BRIC nations must be central to efforts to tackle this problem, if damaging repeats are to be avoided. It is therefore encouraging to see a wave of projects intended to bring smart grid expertise to the BRICs.

They include German firm Siemens opening a smart grid R&D centre in Brazil, the Ohio-based smart grid specialist BPL Global (BPLG) opening an office in India and the US IEEE Standards Association joining the India Smart Grid Forum. Honeywell, the US technology firm, is working on China's first smart grid demand response project.

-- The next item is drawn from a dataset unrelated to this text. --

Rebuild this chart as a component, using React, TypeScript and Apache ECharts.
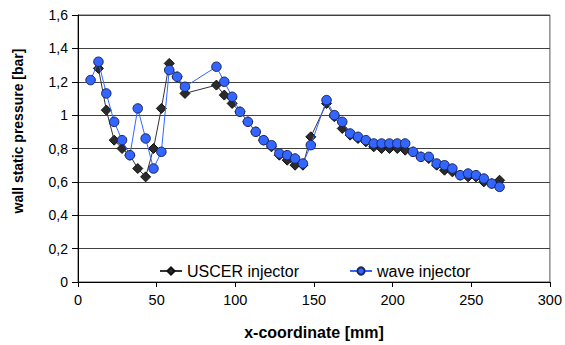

BRIC companies are also partnering with western firms to bring smart grid solutions to their countries and other parts of the world. Ambient Corporation, a scalable smart grid communications provider in the US and ELO Sistemas Eletronicos, a leading metering technology provider in Brazil, have recently joined together to bring smart grid technology to South America. Meanwhile, leading energy scientists from the UK and China are joining forces to develop smart grid technology that aims to revolutionise the way electricity is distributed via national power grids. The investment in smart grids - with over GBP 4m funded by the Engineering and Physical Sciences Research Council (EPSRC) and matched-resource funding from the National Natural Science Foundation of China (NSFC) - will help both countries reduce their carbon footprint and improve their sustainable energy output.

But, worryingly, US utilities expect to see a slowdown in smart grid spending as $4.5bn in federal stimulus grants run out, while in Germany only half of utilities want to spend on smart grids between now and 2014.

The need for smart grid technology will grow more acute in all markets as networks expand and intermittent renewable sources such as wind and solar develop.

Keeping the lights on - and the globalised economy running smoothly - will require a collaborative approach. It will also require sustained investment in Europe, the US and the BRICs to ensure smart grid solutions continue to live up to their name.